(Stored records)
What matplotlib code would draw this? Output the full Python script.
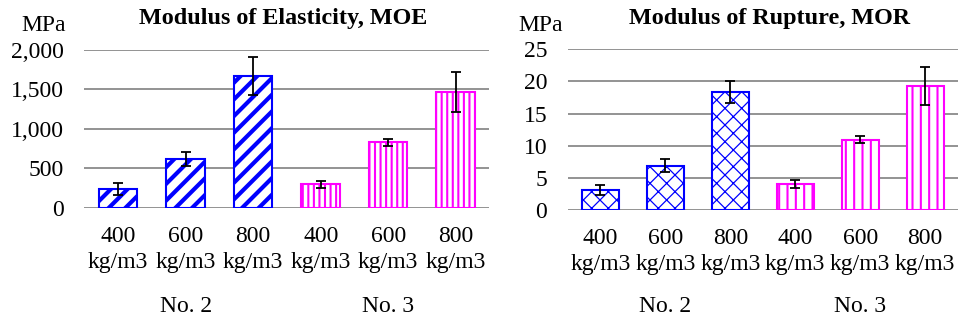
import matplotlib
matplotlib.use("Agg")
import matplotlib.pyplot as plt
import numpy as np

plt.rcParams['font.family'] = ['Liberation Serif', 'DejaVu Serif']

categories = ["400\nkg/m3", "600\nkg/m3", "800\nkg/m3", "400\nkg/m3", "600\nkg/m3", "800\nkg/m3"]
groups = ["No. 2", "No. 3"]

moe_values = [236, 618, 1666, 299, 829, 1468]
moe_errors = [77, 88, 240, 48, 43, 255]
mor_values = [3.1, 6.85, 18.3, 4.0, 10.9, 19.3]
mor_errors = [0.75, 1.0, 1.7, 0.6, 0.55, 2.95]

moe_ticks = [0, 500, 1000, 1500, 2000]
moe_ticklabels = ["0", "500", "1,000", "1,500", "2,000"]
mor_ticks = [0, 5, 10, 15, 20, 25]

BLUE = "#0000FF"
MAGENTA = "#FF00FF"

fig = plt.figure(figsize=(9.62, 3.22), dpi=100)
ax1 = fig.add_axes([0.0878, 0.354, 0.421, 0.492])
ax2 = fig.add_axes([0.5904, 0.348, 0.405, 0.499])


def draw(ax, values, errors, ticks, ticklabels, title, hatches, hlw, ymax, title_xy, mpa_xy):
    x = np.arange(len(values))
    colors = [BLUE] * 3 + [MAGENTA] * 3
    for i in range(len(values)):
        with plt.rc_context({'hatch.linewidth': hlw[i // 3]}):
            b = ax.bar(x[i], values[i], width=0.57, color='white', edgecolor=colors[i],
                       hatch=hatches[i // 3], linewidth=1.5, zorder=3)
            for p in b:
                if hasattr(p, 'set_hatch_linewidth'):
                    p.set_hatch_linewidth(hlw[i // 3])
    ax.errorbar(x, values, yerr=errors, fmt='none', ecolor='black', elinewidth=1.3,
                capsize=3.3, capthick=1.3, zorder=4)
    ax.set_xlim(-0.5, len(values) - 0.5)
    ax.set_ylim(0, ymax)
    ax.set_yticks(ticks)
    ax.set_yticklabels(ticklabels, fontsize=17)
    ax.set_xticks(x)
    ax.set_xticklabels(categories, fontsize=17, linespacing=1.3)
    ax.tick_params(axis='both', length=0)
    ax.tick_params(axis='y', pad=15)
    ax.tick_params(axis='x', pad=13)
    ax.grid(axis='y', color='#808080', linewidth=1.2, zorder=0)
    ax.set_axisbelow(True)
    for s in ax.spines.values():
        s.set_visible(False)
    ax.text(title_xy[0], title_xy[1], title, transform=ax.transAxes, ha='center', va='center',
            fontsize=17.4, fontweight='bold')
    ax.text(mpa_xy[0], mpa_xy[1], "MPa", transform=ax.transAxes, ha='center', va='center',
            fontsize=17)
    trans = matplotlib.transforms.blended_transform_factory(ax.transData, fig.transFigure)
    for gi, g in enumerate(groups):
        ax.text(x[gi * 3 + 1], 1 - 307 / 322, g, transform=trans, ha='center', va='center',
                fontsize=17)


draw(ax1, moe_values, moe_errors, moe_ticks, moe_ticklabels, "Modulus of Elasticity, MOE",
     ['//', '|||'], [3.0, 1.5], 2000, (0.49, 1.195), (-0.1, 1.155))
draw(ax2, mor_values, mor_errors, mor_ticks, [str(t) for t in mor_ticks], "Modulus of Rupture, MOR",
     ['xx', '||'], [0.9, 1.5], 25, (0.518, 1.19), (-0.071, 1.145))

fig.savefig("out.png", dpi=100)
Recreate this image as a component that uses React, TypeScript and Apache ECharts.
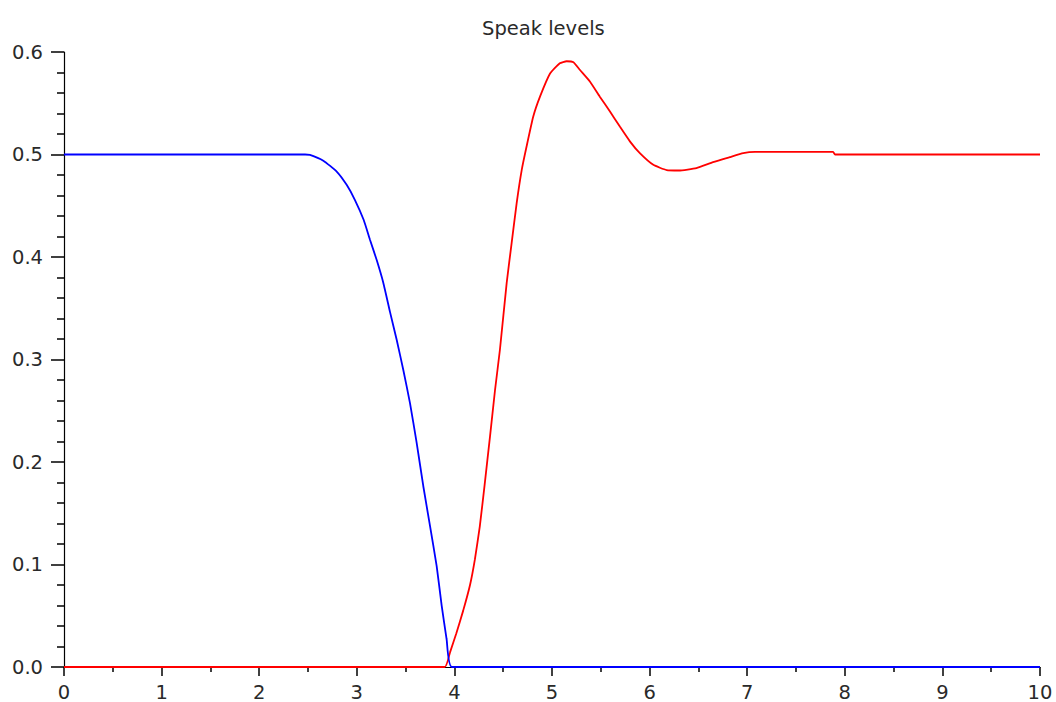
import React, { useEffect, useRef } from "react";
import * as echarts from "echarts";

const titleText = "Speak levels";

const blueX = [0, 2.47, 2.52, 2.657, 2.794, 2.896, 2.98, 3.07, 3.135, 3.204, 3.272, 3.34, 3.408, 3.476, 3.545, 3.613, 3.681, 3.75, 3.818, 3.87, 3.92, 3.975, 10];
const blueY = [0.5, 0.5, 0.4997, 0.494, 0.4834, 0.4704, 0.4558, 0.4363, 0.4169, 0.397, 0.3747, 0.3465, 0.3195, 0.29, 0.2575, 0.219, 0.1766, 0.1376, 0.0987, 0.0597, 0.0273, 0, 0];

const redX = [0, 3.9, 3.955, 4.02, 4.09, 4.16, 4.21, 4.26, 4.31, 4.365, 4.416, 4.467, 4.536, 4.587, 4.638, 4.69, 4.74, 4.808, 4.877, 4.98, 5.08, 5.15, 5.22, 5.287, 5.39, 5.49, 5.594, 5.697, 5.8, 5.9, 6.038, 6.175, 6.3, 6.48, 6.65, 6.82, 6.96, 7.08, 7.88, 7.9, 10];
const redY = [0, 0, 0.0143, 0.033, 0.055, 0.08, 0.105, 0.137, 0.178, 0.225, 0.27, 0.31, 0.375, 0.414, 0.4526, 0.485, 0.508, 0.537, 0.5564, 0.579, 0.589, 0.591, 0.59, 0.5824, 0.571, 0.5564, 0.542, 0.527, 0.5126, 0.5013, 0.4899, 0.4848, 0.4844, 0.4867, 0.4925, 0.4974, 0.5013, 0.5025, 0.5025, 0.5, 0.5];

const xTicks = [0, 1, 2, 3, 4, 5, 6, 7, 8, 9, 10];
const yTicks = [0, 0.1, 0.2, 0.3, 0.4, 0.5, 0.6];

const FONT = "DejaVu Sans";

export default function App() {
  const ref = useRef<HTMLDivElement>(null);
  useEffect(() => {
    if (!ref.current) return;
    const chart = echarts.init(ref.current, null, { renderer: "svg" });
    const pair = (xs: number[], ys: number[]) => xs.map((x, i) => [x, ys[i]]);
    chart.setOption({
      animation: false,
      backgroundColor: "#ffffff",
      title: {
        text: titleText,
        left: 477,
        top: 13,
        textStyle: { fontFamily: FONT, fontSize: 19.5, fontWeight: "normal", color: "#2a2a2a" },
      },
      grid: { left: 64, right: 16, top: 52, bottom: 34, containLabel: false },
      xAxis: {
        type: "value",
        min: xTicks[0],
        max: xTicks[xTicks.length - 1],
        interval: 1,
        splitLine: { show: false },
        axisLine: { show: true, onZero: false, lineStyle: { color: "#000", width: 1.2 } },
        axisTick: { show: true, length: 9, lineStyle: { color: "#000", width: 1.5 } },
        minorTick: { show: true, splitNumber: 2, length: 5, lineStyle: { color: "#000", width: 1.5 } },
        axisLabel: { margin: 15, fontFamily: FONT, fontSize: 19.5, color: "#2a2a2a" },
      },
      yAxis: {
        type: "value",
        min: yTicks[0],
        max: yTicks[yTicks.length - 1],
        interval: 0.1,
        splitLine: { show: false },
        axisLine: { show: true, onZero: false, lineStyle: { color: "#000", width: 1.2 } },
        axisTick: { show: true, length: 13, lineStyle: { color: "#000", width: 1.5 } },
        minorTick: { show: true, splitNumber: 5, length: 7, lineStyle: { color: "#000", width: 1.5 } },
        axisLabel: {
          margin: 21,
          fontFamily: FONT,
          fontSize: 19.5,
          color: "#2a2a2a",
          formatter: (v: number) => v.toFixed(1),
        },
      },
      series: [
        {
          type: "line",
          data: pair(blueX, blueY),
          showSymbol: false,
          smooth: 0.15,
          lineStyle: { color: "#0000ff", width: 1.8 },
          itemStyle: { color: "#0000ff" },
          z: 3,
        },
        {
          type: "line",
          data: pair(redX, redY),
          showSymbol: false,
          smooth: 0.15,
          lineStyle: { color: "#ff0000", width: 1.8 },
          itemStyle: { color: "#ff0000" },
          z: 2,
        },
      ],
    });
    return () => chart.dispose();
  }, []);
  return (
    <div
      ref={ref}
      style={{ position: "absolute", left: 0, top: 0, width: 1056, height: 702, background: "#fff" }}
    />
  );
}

# The exercise:
Pictures don't belong in the copy. Transcribe every record exactly as it appears.

# Exercise output:
What matplotlib code would draw this? Output the full Python script.
import matplotlib
matplotlib.use("Agg")
import matplotlib.pyplot as plt
import numpy as np

plt.rcParams['font.family'] = ['Liberation Serif', 'DejaVu Serif']

categories = ["400\nkg/m3", "600\nkg/m3", "800\nkg/m3", "400\nkg/m3", "600\nkg/m3", "800\nkg/m3"]
groups = ["No. 2", "No. 3"]

moe_values = [236, 618, 1666, 299, 829, 1468]
moe_errors = [77, 88, 240, 48, 43, 255]
mor_values = [3.1, 6.85, 18.3, 4.0, 10.9, 19.3]
mor_errors = [0.75, 1.0, 1.7, 0.6, 0.55, 2.95]

moe_ticks = [0, 500, 1000, 1500, 2000]
moe_ticklabels = ["0", "500", "1,000", "1,500", "2,000"]
mor_ticks = [0, 5, 10, 15, 20, 25]

BLUE = "#0000FF"
MAGENTA = "#FF00FF"

fig = plt.figure(figsize=(9.62, 3.22), dpi=100)
ax1 = fig.add_axes([0.0878, 0.354, 0.421, 0.492])
ax2 = fig.add_axes([0.5904, 0.348, 0.405, 0.499])


def draw(ax, values, errors, ticks, ticklabels, title, hatches, hlw, ymax, title_xy, mpa_xy):
    x = np.arange(len(values))
    colors = [BLUE] * 3 + [MAGENTA] * 3
    for i in range(len(values)):
        with plt.rc_context({'hatch.linewidth': hlw[i // 3]}):
            b = ax.bar(x[i], values[i], width=0.57, color='white', edgecolor=colors[i],
                       hatch=hatches[i // 3], linewidth=1.5, zorder=3)
            for p in b:
                if hasattr(p, 'set_hatch_linewidth'):
                    p.set_hatch_linewidth(hlw[i // 3])
    ax.errorbar(x, values, yerr=errors, fmt='none', ecolor='black', elinewidth=1.3,
                capsize=3.3, capthick=1.3, zorder=4)
    ax.set_xlim(-0.5, len(values) - 0.5)
    ax.set_ylim(0, ymax)
    ax.set_yticks(ticks)
    ax.set_yticklabels(ticklabels, fontsize=17)
    ax.set_xticks(x)
    ax.set_xticklabels(categories, fontsize=17, linespacing=1.3)
    ax.tick_params(axis='both', length=0)
    ax.tick_params(axis='y', pad=15)
    ax.tick_params(axis='x', pad=13)
    ax.grid(axis='y', color='#808080', linewidth=1.2, zorder=0)
    ax.set_axisbelow(True)
    for s in ax.spines.values():
        s.set_visible(False)
    ax.text(title_xy[0], title_xy[1], title, transform=ax.transAxes, ha='center', va='center',
            fontsize=17.4, fontweight='bold')
    ax.text(mpa_xy[0], mpa_xy[1], "MPa", transform=ax.transAxes, ha='center', va='center',
            fontsize=17)
    trans = matplotlib.transforms.blended_transform_factory(ax.transData, fig.transFigure)
    for gi, g in enumerate(groups):
        ax.text(x[gi * 3 + 1], 1 - 307 / 322, g, transform=trans, ha='center', va='center',
                fontsize=17)


draw(ax1, moe_values, moe_errors, moe_ticks, moe_ticklabels, "Modulus of Elasticity, MOE",
     ['//', '|||'], [3.0, 1.5], 2000, (0.49, 1.195), (-0.1, 1.155))
draw(ax2, mor_values, mor_errors, mor_ticks, [str(t) for t in mor_ticks], "Modulus of Rupture, MOR",
     ['xx', '||'], [0.9, 1.5], 25, (0.518, 1.19), (-0.071, 1.145))

fig.savefig("out.png", dpi=100)
Recreate this image as a component that uses React, TypeScript and Apache ECharts.
import React, { useEffect, useRef } from "react";
import * as echarts from "echarts";

const titleText = "Speak levels";

const blueX = [0, 2.47, 2.52, 2.657, 2.794, 2.896, 2.98, 3.07, 3.135, 3.204, 3.272, 3.34, 3.408, 3.476, 3.545, 3.613, 3.681, 3.75, 3.818, 3.87, 3.92, 3.975, 10];
const blueY = [0.5, 0.5, 0.4997, 0.494, 0.4834, 0.4704, 0.4558, 0.4363, 0.4169, 0.397, 0.3747, 0.3465, 0.3195, 0.29, 0.2575, 0.219, 0.1766, 0.1376, 0.0987, 0.0597, 0.0273, 0, 0];

const redX = [0, 3.9, 3.955, 4.02, 4.09, 4.16, 4.21, 4.26, 4.31, 4.365, 4.416, 4.467, 4.536, 4.587, 4.638, 4.69, 4.74, 4.808, 4.877, 4.98, 5.08, 5.15, 5.22, 5.287, 5.39, 5.49, 5.594, 5.697, 5.8, 5.9, 6.038, 6.175, 6.3, 6.48, 6.65, 6.82, 6.96, 7.08, 7.88, 7.9, 10];
const redY = [0, 0, 0.0143, 0.033, 0.055, 0.08, 0.105, 0.137, 0.178, 0.225, 0.27, 0.31, 0.375, 0.414, 0.4526, 0.485, 0.508, 0.537, 0.5564, 0.579, 0.589, 0.591, 0.59, 0.5824, 0.571, 0.5564, 0.542, 0.527, 0.5126, 0.5013, 0.4899, 0.4848, 0.4844, 0.4867, 0.4925, 0.4974, 0.5013, 0.5025, 0.5025, 0.5, 0.5];

const xTicks = [0, 1, 2, 3, 4, 5, 6, 7, 8, 9, 10];
const yTicks = [0, 0.1, 0.2, 0.3, 0.4, 0.5, 0.6];

const FONT = "DejaVu Sans";

export default function App() {
  const ref = useRef<HTMLDivElement>(null);
  useEffect(() => {
    if (!ref.current) return;
    const chart = echarts.init(ref.current, null, { renderer: "svg" });
    const pair = (xs: number[], ys: number[]) => xs.map((x, i) => [x, ys[i]]);
    chart.setOption({
      animation: false,
      backgroundColor: "#ffffff",
      title: {
        text: titleText,
        left: 477,
        top: 13,
        textStyle: { fontFamily: FONT, fontSize: 19.5, fontWeight: "normal", color: "#2a2a2a" },
      },
      grid: { left: 64, right: 16, top: 52, bottom: 34, containLabel: false },
      xAxis: {
        type: "value",
        min: xTicks[0],
        max: xTicks[xTicks.length - 1],
        interval: 1,
        splitLine: { show: false },
        axisLine: { show: true, onZero: false, lineStyle: { color: "#000", width: 1.2 } },
        axisTick: { show: true, length: 9, lineStyle: { color: "#000", width: 1.5 } },
        minorTick: { show: true, splitNumber: 2, length: 5, lineStyle: { color: "#000", width: 1.5 } },
        axisLabel: { margin: 15, fontFamily: FONT, fontSize: 19.5, color: "#2a2a2a" },
      },
      yAxis: {
        type: "value",
        min: yTicks[0],
        max: yTicks[yTicks.length - 1],
        interval: 0.1,
        splitLine: { show: false },
        axisLine: { show: true, onZero: false, lineStyle: { color: "#000", width: 1.2 } },
        axisTick: { show: true, length: 13, lineStyle: { color: "#000", width: 1.5 } },
        minorTick: { show: true, splitNumber: 5, length: 7, lineStyle: { color: "#000", width: 1.5 } },
        axisLabel: {
          margin: 21,
          fontFamily: FONT,
          fontSize: 19.5,
          color: "#2a2a2a",
          formatter: (v: number) => v.toFixed(1),
        },
      },
      series: [
        {
          type: "line",
          data: pair(blueX, blueY),
          showSymbol: false,
          smooth: 0.15,
          lineStyle: { color: "#0000ff", width: 1.8 },
          itemStyle: { color: "#0000ff" },
          z: 3,
        },
        {
          type: "line",
          data: pair(redX, redY),
          showSymbol: false,
          smooth: 0.15,
          lineStyle: { color: "#ff0000", width: 1.8 },
          itemStyle: { color: "#ff0000" },
          z: 2,
        },
      ],
    });
    return () => chart.dispose();
  }, []);
  return (
    <div
      ref={ref}
      style={{ position: "absolute", left: 0, top: 0, width: 1056, height: 702, background: "#fff" }}
    />
  );
}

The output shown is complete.